Accordingly, in this modification, in the period in which the transfer operation is
performed in the small block A11, the transfer operation is stopped in the small blocks
A12, A13, and A14. Similarly, in the period in which the transfer operation is performed
in the small block A12, the transfer operation is stopped in the small blocks A11,
A13, and A14, in the period in which the transfer operation is performed in the small
block A13, the transfer operation is stopped in the small blocks A11, A12, and A14,
and in the period in which the transfer operation is performed in the small block
A14, the transfer operation is stopped in the small blocks A11, A12, and A13.
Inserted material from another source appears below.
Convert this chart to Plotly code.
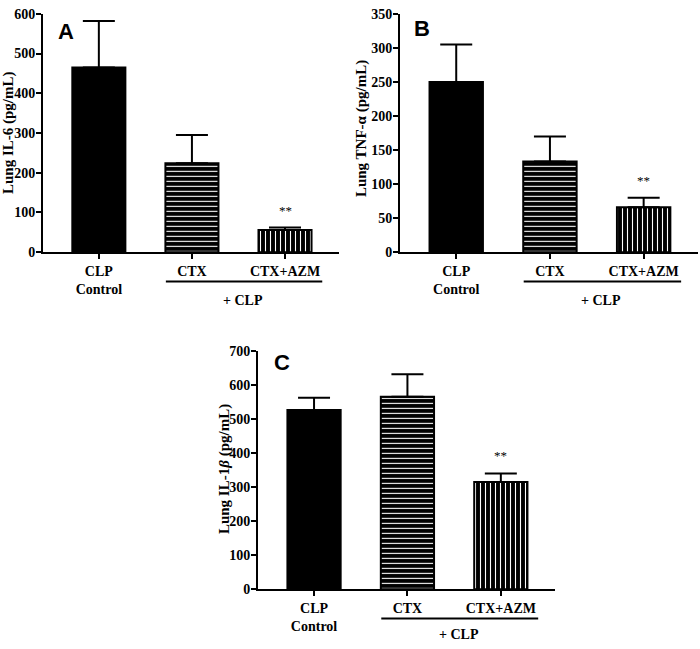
import plotly.graph_objects as go

categories = [0, 1, 2]
tick_labels = ["CLP<br>Control", "CTX", "CTX+AZM"]

il6_mean = [465, 224, 56]
il6_err = [117, 71, 6]
tnf_mean = [250, 133, 66]
tnf_err = [55, 37, 14]
il1b_mean = [526, 565, 315]
il1b_err = [36, 66, 25]

sig_marks = ["", "", "**"]

W, H = 700, 649

def px_x(p):
    return p / W

def px_y(p):
    return 1 - p / H

SERIF = "Liberation Serif"
SANS = "Liberation Sans"

patterns = ["", "-", "|"]

fig = go.Figure()

panels = [
    dict(mean=il6_mean, err=il6_err, xa="x", ya="y", ymax=600, dtick=100,
         xdom=[px_x(43), px_x(339)], ydom=[px_y(251), px_y(7)]),
    dict(mean=tnf_mean, err=tnf_err, xa="x2", ya="y2", ymax=350, dtick=50,
         xdom=[px_x(400), px_x(698)], ydom=[px_y(251), px_y(7)]),
    dict(mean=il1b_mean, err=il1b_err, xa="x3", ya="y3", ymax=700, dtick=100,
         xdom=[px_x(258), px_x(555)], ydom=[px_y(596), px_y(352)]),
]

for p in panels:
    for i, c in enumerate(categories):
        marker = dict(color="black", line=dict(color="black", width=2))
        if patterns[i]:
            marker["pattern"] = dict(shape=patterns[i], fgcolor="white", bgcolor="black",
                                     size=5, solidity=0.22, fillmode="replace")
        fig.add_trace(go.Bar(
            x=[c], y=[p["mean"][i]], width=0.57, marker=marker,
            error_y=dict(type="data", symmetric=False, array=[p["err"][i]],
                         arrayminus=[0], color="black", thickness=2, width=16),
            xaxis=p["xa"], yaxis=p["ya"], showlegend=False, hoverinfo="skip",
        ))

layout = dict(width=W, height=H, margin=dict(l=0, r=0, t=0, b=0),
              plot_bgcolor="white", paper_bgcolor="white",
              font=dict(family=SERIF, color="black"))

for k, p in enumerate(panels):
    sfx = "" if k == 0 else str(k + 1)
    layout["xaxis" + sfx] = dict(showline=True, linecolor="black", linewidth=2, ticks="outside",
                                 tickcolor="black", tickwidth=2, ticklen=5, showgrid=False,
                                 zeroline=False, domain=p["xdom"], range=[-0.6, 2.58],
                                 tickvals=categories, ticktext=tick_labels,
                                 tickfont=dict(family=SERIF, size=14, color="black", weight="bold"),
                                 anchor="y" + sfx)
    layout["yaxis" + sfx] = dict(showline=True, linecolor="black", linewidth=2, ticks="outside",
                                 tickcolor="black", tickwidth=2, ticklen=5, showgrid=False,
                                 zeroline=False, domain=p["ydom"], range=[0, p["ymax"]],
                                 dtick=p["dtick"], tickformat="d",
                                 tickfont=dict(family=SERIF, size=14, color="black", weight="bold"),
                                 ticklabelstandoff=-2,
                                 anchor="x" + sfx)

fig.update_layout(**layout)

annotations = []
shapes = []
titles = [("Lung IL-6 (pg/mL)", 8, 129), ("Lung TNF-α (pg/mL)", 361, 125),
          ("Lung IL-1<i>β</i> (pg/mL)", 224, 473)]
for t, x, y in titles:
    annotations.append(dict(text=t, x=px_x(x), y=px_y(y), xref="paper", yref="paper",
                            textangle=-90, showarrow=False, xanchor="center", yanchor="middle",
                            font=dict(family=SERIF, size=15, color="black", weight="bold")))
letters = [("A", 66, 25), ("B", 422, 22), ("C", 282, 364)]
for t, x, y in letters:
    annotations.append(dict(text=t, x=px_x(x), y=px_y(y), xref="paper", yref="paper",
                            showarrow=False, xanchor="center", yanchor="middle",
                            font=dict(family=SANS, size=22, color="black", weight="bold")))
for k, p in enumerate(panels):
    for i, c in enumerate(categories):
        if sig_marks[i]:
            annotations.append(dict(text=sig_marks[i], x=c, y=p["mean"][i] + p["err"][i],
                                    xref=p["xa"], yref=p["ya"], showarrow=False,
                                    yanchor="bottom", yshift=8,
                                    font=dict(family=SERIF, size=13, color="black")))
group_y = [(281, 300), (281, 300), (626, 642)]
for k, p in enumerate(panels):
    ly, ty = group_y[k]
    shapes.append(dict(type="line", xref=p["xa"], yref="paper", x0=0.72, x1=2.4,
                       y0=px_y(ly), y1=px_y(ly), line=dict(color="black", width=2)))
    annotations.append(dict(text="+ CLP", x=1.55, y=px_y(ty), xref=p["xa"], yref="paper",
                            showarrow=False, xanchor="center", yanchor="middle",
                            font=dict(family=SERIF, size=14, color="black", weight="bold")))

fig.update_layout(annotations=annotations, shapes=shapes)
fig.write_html("out.html", config={"displayModeBar": False},
               post_script="document.body.style.margin='0px';")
[0098] In this modification, the large block A1 is described, and similarly in the large
blocks A2, B1, and B2, while the transfer operation is performed in a small block,
the transfer operation is stopped in the other three small blocks. Accordingly, in
this modification, the number of flip-flops FF that perform the transfer operation
is one-fourth of all stages, and the current consumption is further halved compared
with the above-described embodiment, and thereby the heat generation in the piezoelectric
print head HU can be further reduced.
[0099] In this modification, for example, when the nozzles N(1) to N(125) corresponding
to the small block A11 are a first discharge section group, the nozzles N(126) to
N(250) corresponding to the small block A12 are a second discharge section group,
and the nozzles N(500) to N(625) corresponding to the small block A21 are a third
discharge section group, the nozzles N(251) to N(375) corresponding to the small block
A13 is the third discharge section group. The third discharge section group is located
between the first discharge section group and the third discharge section group. In
the period in which the transfer operation is performed with the clock signal Clk3
in the discharge circuits d(251) to d(375) corresponding to the third discharge section
group, the transfer operation is stopped in the discharge circuits d(1) to d(125)
corresponding to the first discharge section group, the discharge circuits d(126)
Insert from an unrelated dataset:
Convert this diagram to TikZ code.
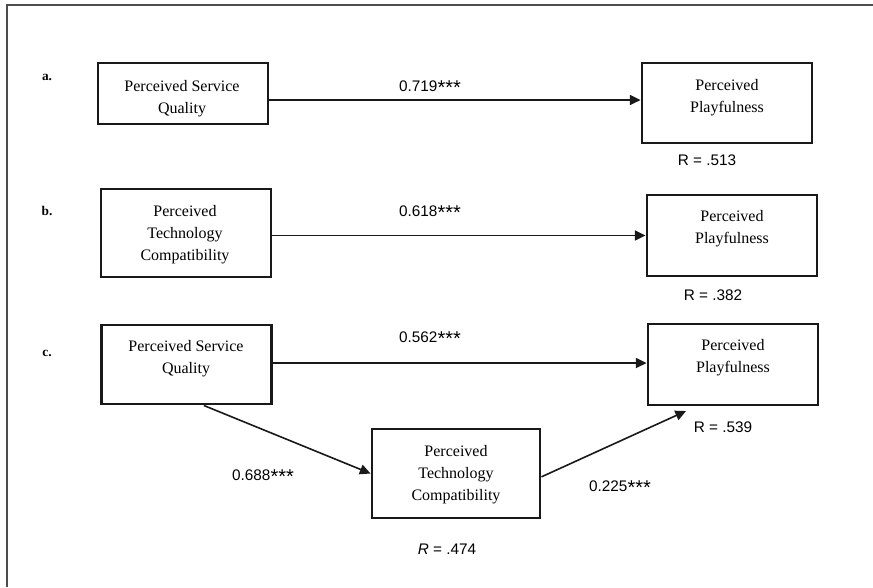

to d(250) corresponding to the second discharge section group, and the discharge circuits
d(501) to d(625) corresponding to the third discharge section group, and accordingly,
the heat dispersibility can be increased as compared with the above-described embodiment.
[0100] The above-described embodiment may be modified in various ways. Specific modifications,
also being embodiments of the present invention, will be described below. Two or more
modifications selected from those below may be combined without a contradiction between
them. In the modifications described below, the reference numerals used in the above
description will be used to components that operate or serve similarly to those in
the embodiments, and detailed descriptions of the components will be omitted.
[0101] In the above description, the print period Ta is divided into the period T1 and the
period T2, and the drive signal Com-A or the drive signal Com-B is selected and applied
to one end of the piezoelectric element 37 (multi com); however, in the above description,
the number of divisions of the print period Ta is not limited to two, and the number
of drive signals is not limited to two. Alternatively, a configuration (single com)
in which, from a drive signal having different trapezoidal waveforms that are repeated
in a predetermined order, one or more trapezoidal waveforms are selected according
to print data SI and the selected trapezoidal waveforms are applied to one end of
the piezoelectric element 37 may be employed.
[0102] In the above-described embodiments, the piezoelectric ink jet printer 1 is a serial
printer; however, the piezoelectric ink jet printer 1 is not limited to the serial
printer. For example, the piezoelectric ink jet printer 1 may be a line printer that
includes a piezoelectric print head HU that has a plurality of nozzles N and is wider
than the width of the medium 12.
[0103] The foregoing description has been given by way of example only and it will be appreciated
by a person skilled in the art that modifications can be made without departing from
the scope of the present invention as defined by the claims.